-- Stored rows start --
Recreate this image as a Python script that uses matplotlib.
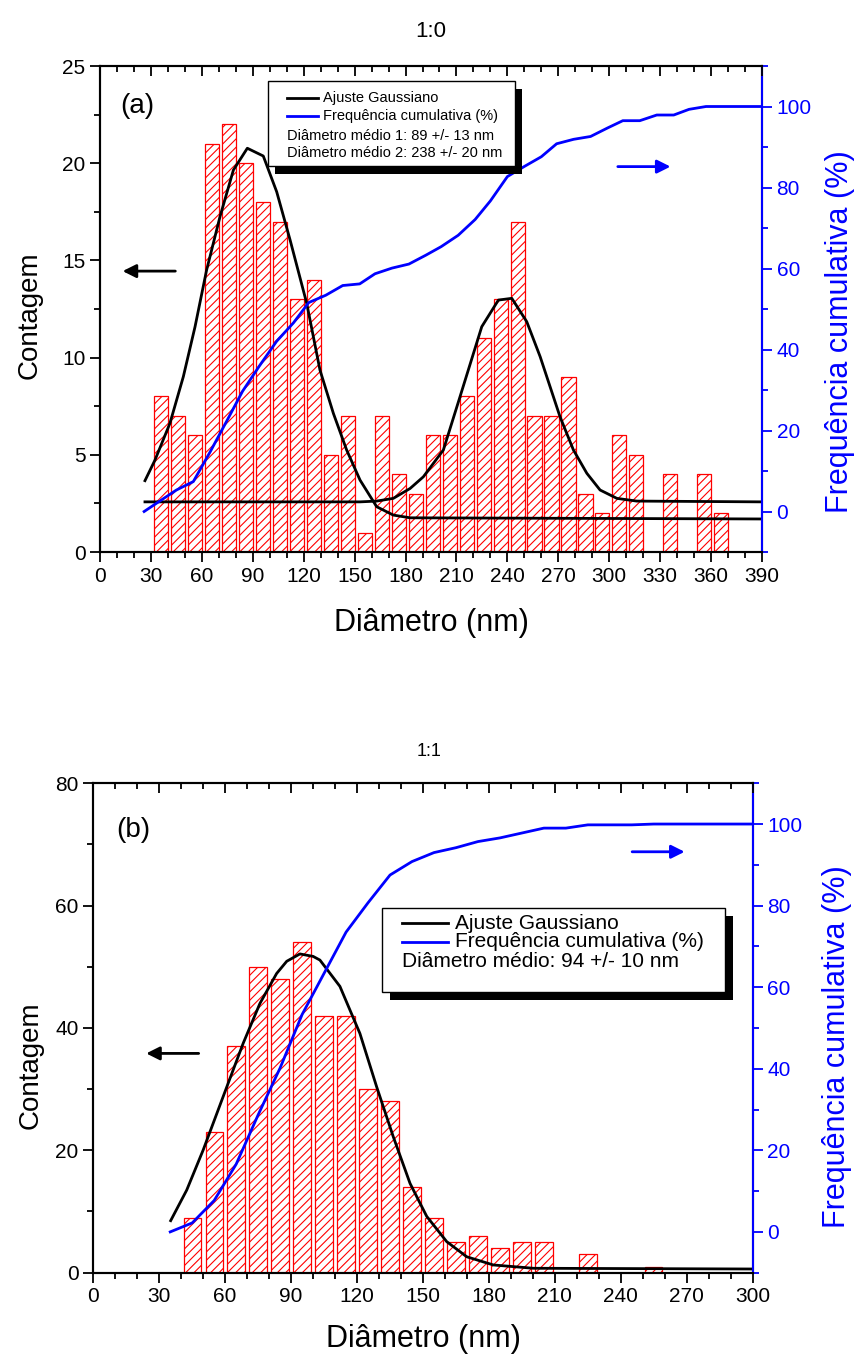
-- Stored rows end --
-- Stored rows start --
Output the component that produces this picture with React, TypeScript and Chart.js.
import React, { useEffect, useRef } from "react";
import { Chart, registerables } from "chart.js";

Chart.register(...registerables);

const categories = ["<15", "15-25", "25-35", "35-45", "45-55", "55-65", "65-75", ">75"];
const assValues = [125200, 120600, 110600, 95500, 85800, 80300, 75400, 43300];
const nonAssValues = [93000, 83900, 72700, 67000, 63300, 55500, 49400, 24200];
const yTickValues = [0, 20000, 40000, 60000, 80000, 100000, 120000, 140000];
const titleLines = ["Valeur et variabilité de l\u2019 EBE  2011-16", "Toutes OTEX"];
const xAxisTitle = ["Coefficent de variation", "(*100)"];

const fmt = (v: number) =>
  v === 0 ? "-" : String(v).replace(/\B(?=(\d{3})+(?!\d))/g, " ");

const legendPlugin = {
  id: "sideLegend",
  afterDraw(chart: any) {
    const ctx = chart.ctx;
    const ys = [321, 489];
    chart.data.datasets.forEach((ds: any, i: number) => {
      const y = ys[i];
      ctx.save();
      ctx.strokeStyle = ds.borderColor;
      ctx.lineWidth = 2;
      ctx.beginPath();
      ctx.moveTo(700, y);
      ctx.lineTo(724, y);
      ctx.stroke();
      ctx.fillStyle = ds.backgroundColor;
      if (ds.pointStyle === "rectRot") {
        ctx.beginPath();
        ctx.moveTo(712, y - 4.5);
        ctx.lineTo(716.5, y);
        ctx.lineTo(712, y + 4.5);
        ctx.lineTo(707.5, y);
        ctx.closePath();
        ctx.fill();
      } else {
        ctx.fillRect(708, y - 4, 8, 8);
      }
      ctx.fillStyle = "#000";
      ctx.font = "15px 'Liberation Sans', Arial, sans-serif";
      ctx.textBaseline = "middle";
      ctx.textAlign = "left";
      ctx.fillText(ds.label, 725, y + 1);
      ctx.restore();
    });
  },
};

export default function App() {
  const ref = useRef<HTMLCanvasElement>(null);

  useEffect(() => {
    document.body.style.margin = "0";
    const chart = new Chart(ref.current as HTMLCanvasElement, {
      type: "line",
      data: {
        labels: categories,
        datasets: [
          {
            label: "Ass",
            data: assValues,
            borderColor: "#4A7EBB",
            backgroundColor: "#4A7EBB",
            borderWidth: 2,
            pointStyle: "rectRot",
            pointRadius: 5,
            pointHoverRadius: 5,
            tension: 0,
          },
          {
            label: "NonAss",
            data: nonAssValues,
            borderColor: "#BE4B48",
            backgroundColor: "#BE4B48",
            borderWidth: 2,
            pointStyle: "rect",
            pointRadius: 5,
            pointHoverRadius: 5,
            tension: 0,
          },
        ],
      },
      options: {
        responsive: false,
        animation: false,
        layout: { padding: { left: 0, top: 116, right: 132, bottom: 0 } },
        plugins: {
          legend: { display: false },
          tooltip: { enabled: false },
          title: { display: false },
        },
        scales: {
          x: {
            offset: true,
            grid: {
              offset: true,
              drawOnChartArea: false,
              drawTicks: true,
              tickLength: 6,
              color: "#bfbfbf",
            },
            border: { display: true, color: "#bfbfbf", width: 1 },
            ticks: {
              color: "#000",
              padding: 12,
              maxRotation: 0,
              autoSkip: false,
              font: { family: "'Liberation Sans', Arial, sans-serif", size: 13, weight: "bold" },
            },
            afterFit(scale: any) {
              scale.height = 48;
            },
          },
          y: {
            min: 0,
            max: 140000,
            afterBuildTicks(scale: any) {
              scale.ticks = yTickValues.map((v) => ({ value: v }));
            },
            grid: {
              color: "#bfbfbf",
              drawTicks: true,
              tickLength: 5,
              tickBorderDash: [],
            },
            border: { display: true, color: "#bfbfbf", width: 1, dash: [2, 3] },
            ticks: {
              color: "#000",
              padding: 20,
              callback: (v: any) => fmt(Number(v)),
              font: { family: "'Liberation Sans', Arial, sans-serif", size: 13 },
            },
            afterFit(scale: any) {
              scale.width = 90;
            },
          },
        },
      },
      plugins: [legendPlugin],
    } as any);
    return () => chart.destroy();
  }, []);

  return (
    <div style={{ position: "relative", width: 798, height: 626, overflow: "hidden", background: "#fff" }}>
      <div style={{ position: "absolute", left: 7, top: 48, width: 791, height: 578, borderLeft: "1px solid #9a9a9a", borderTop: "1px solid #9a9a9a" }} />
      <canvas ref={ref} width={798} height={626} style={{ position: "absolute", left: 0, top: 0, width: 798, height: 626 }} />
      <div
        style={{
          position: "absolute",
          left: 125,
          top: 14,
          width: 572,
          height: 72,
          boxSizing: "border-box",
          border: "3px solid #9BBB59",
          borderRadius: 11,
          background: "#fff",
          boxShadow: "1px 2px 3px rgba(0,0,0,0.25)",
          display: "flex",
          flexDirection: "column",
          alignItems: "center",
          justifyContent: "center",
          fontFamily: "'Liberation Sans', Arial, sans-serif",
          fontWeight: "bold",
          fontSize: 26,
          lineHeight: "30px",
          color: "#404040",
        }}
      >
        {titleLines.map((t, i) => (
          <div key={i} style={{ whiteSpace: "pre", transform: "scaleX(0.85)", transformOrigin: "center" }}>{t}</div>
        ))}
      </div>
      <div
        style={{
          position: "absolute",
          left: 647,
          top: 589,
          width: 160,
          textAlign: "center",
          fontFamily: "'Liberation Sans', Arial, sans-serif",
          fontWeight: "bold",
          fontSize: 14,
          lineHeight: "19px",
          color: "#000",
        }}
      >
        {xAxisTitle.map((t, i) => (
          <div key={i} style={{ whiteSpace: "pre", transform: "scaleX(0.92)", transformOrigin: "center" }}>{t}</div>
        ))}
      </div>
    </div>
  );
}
-- Stored rows end --
» Task statement:
Starting with the line with "Output the component" and ending with the line with "Chart.register(...registerables);", extract every line exactly and nothing outside that span.

» Worked answer:
Output the component that produces this picture with React, TypeScript and Chart.js.
import React, { useEffect, useRef } from "react";
import { Chart, registerables } from "chart.js";

Chart.register(...registerables);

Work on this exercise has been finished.